→ **Task statement**: Count every line below that contains "React", then state the total with no other output.

→ **Given information**:
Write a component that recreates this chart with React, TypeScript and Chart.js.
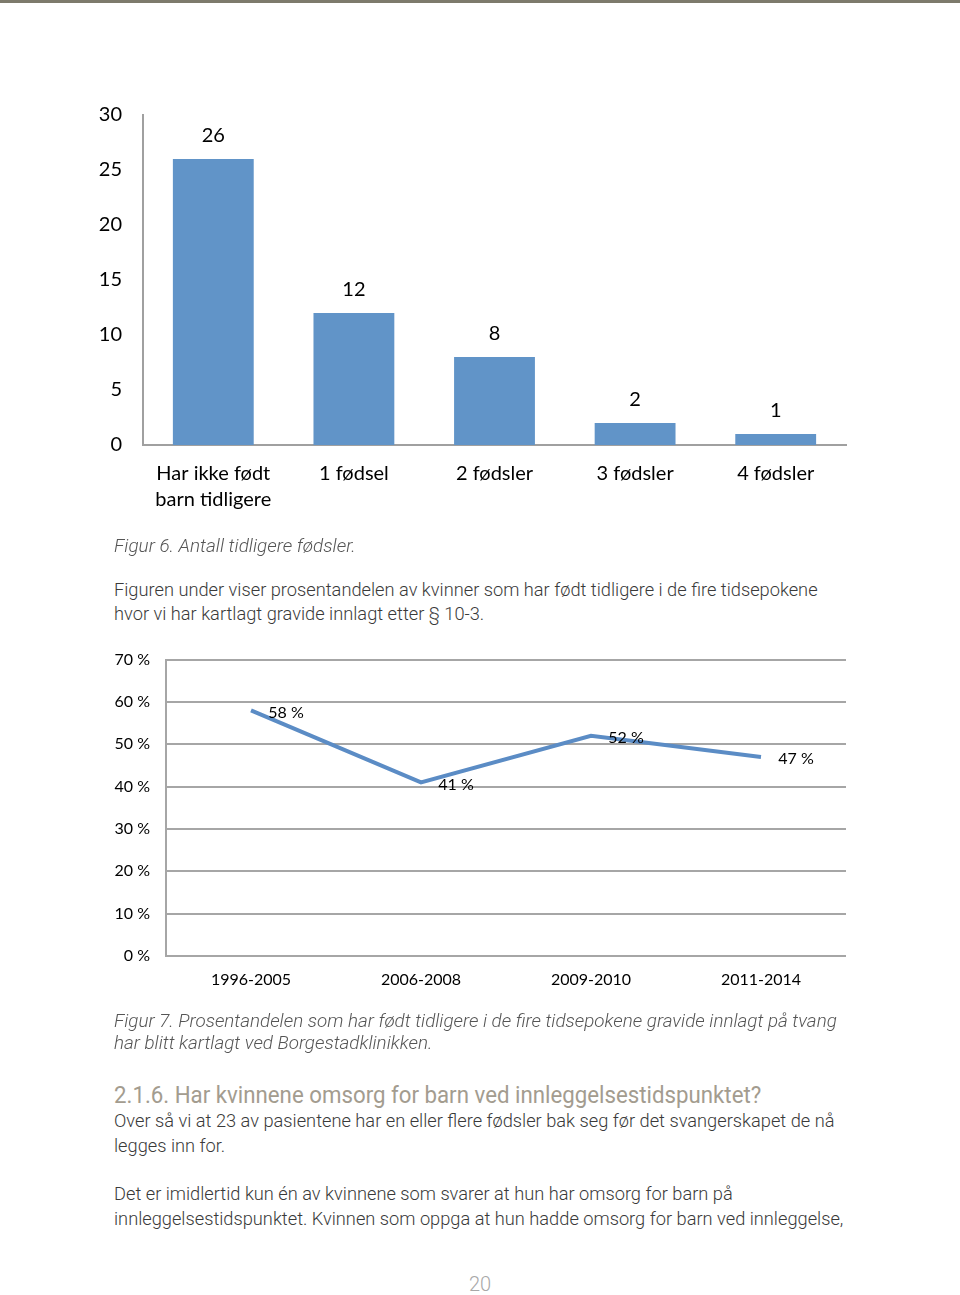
import React, { useEffect, useRef } from 'react';
import { Chart, registerables } from 'chart.js';

Chart.register(...registerables);

// ---- data ----
const birthCategories: (string | string[])[] = [
  ['Har ikke født', 'barn tidligere'],
  '1 fødsel',
  '2 fødsler',
  '3 fødsler',
  '4 fødsler',
];
const birthCounts = [26, 12, 8, 2, 1];
const countAxisMax = 30;
const countAxisStep = 5;

const periodCategories = ['1996-2005', '2006-2008', '2009-2010', '2011-2014'];
const periodShares = [58, 41, 52, 47];
const shareAxisMax = 70;
const shareAxisStep = 10;

const CHART_FONT = 'Lato, "Open Sans", sans-serif';
const TEXT_FONT = 'Roboto, "Noto Sans", sans-serif';

function makeLabelPlugin(font: string, dx: number, dy: number, fmt: (v: number) => string) {
  return {
    id: 'valueLabels',
    afterDatasetsDraw(chart: any) {
      const { ctx } = chart;
      const meta = chart.getDatasetMeta(0);
      const data = chart.data.datasets[0].data as number[];
      ctx.save();
      ctx.font = font;
      ctx.fillStyle = '#000';
      ctx.textAlign = 'center';
      ctx.textBaseline = 'middle';
      meta.data.forEach((el: any, i: number) => {
        ctx.fillText(fmt(data[i]), el.x + dx, el.y + dy);
      });
      ctx.restore();
    },
  };
}

function BarChart() {
  const ref = useRef<HTMLCanvasElement>(null);
  useEffect(() => {
    if (!ref.current) return;
    const chart = new Chart(ref.current, {
      type: 'bar',
      data: {
        labels: birthCategories,
        datasets: [
          {
            data: birthCounts,
            backgroundColor: '#6194c8',
            categoryPercentage: 1,
            barPercentage: 0.575,
          },
        ],
      },
      options: {
        animation: false,
        responsive: false,
        maintainAspectRatio: false,
        layout: { padding: { left: 0, right: 114, top: 0, bottom: 0 } },
        plugins: { legend: { display: false }, tooltip: { enabled: false } },
        scales: {
          x: {
            grid: { display: false, drawTicks: false },
            border: { display: true, color: '#a0a0a0', width: 2 },
            ticks: {
              color: '#000',
              font: { family: CHART_FONT, size: 20, lineHeight: 1.3 },
              padding: 16,
              maxRotation: 0,
              autoSkip: false,
            },
            afterFit(s: any) {
              s.height = 90;
            },
          },
          y: {
            min: 0,
            max: countAxisMax,
            ticks: {
              stepSize: countAxisStep,
              color: '#000',
              font: { family: CHART_FONT, size: 20 },
              padding: 21,
            },
            grid: { display: false, drawTicks: false },
            border: { display: true, color: '#a0a0a0', width: 2 },
            afterFit(s: any) {
              s.width = 143;
            },
          },
        },
      },
      plugins: [makeLabelPlugin(`20px ${CHART_FONT}`, 0, -23, (v) => String(v))],
    });
    return () => chart.destroy();
  }, []);
  return (
    <canvas
      ref={ref}
      width={960}
      height={453}
      style={{ position: 'absolute', left: 0, top: 82, width: 960, height: 453 }}
    />
  );
}

function LineChart() {
  const ref = useRef<HTMLCanvasElement>(null);
  useEffect(() => {
    if (!ref.current) return;
    const chart = new Chart(ref.current, {
      type: 'line',
      data: {
        labels: periodCategories,
        datasets: [
          {
            data: periodShares,
            borderColor: '#5b8cc5',
            borderWidth: 4,
            pointRadius: 0,
            fill: false,
            tension: 0,
          },
        ],
      },
      options: {
        animation: false,
        responsive: false,
        maintainAspectRatio: false,
        layout: { padding: { left: 0, right: 114, top: 0, bottom: 0 } },
        plugins: { legend: { display: false }, tooltip: { enabled: false } },
        scales: {
          x: {
            offset: true,
            grid: { display: false, drawTicks: false },
            border: { display: false },
            ticks: {
              color: '#000',
              font: { family: CHART_FONT, size: 16 },
              padding: 14,
              maxRotation: 0,
              autoSkip: false,
            },
            afterFit(s: any) {
              s.height = 54;
            },
          },
          y: {
            min: 0,
            max: shareAxisMax,
            ticks: {
              stepSize: shareAxisStep,
              color: '#000',
              font: { family: CHART_FONT, size: 16 },
              padding: 16,
              callback: (v: any) => `${v} %`,
            },
            grid: { color: '#a6a6a6', lineWidth: 2, drawTicks: false },
            border: { display: true, color: '#a6a6a6', width: 2 },
            afterFit(s: any) {
              s.width = 166;
            },
          },
        },
      },
      plugins: [makeLabelPlugin(`16px ${CHART_FONT}`, 35, 2, (v) => `${v} %`)],
    });
    return () => chart.destroy();
  }, []);
  return (
    <canvas
      ref={ref}
      width={960}
      height={376}
      style={{ position: 'absolute', left: 0, top: 634, width: 960, height: 376 }}
    />
  );
}

type LineProps = {
  cy: number;
  children: React.ReactNode;
  size?: number;
  color?: string;
  italic?: boolean;
  weight?: number;
  left?: number;
  sx?: number;
  center?: boolean;
};

function TextLine({ cy, children, size = 19, color = '#3a3a3a', italic, weight = 300, left = 114, sx = 0.96, center }: LineProps) {
  const lh = 24;
  return (
    <div
      style={{
        position: 'absolute',
        top: cy - lh / 2,
        left: center ? 0 : left,
        width: center ? 960 : undefined,
        textAlign: center ? 'center' : 'left',
        fontFamily: TEXT_FONT,
        fontSize: size,
        lineHeight: `${lh}px`,
        fontWeight: weight,
        fontStyle: italic ? 'italic' : 'normal',
        color,
        whiteSpace: 'nowrap',
        transform: center ? undefined : `scaleX(${sx})`,
        transformOrigin: 'left center',
      }}
    >
      {children}
    </div>
  );
}

export default function App() {
  return (
    <div
      style={{
        position: 'absolute',
        left: 0,
        top: 0,
        width: 960,
        height: 1295,
        background: '#fff',
        overflow: 'hidden',
      }}
    >
      <div style={{ position: 'absolute', left: 0, top: 0, width: 960, height: 3, background: '#7d7a6c' }} />
      <BarChart />
      <TextLine cy={546} italic color="#555" sx={0.995}>Figur 6. Antall tidligere fødsler.</TextLine>
      <TextLine cy={590}>Figuren under viser prosentandelen av kvinner som har født tidligere i de fire tidsepokene</TextLine>
      <TextLine cy={614}>hvor vi har kartlagt gravide innlagt etter § 10-3.</TextLine>
      <LineChart />
      <TextLine cy={1021} italic color="#555" sx={0.99}>Figur 7. Prosentandelen som har født tidligere i de fire tidsepokene gravide innlagt på tvang</TextLine>
      <TextLine cy={1043} italic color="#555" sx={0.99}>har blitt kartlagt ved Borgestadklinikken.</TextLine>
      <TextLine cy={1096} size={23} color="#a39c8f" weight={400} sx={0.968}>2.1.6. Har kvinnene omsorg for barn ved innleggelsestidspunktet?</TextLine>
      <TextLine cy={1121}>Over så vi at 23 av pasientene har en eller flere fødsler bak seg før det svangerskapet de nå</TextLine>
      <TextLine cy={1146}>legges inn for.</TextLine>
      <TextLine cy={1194}>Det er imidlertid kun én av kvinnene som svarer at hun har omsorg for barn på</TextLine>
      <TextLine cy={1219}>innleggelsestidspunktet. Kvinnen som oppga at hun hadde omsorg for barn ved innleggelse,</TextLine>
      <TextLine cy={1284} size={20} color="#a8a8a8" center>20</TextLine>
    </div>
  );
}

→ **Answer to the exercise**: 3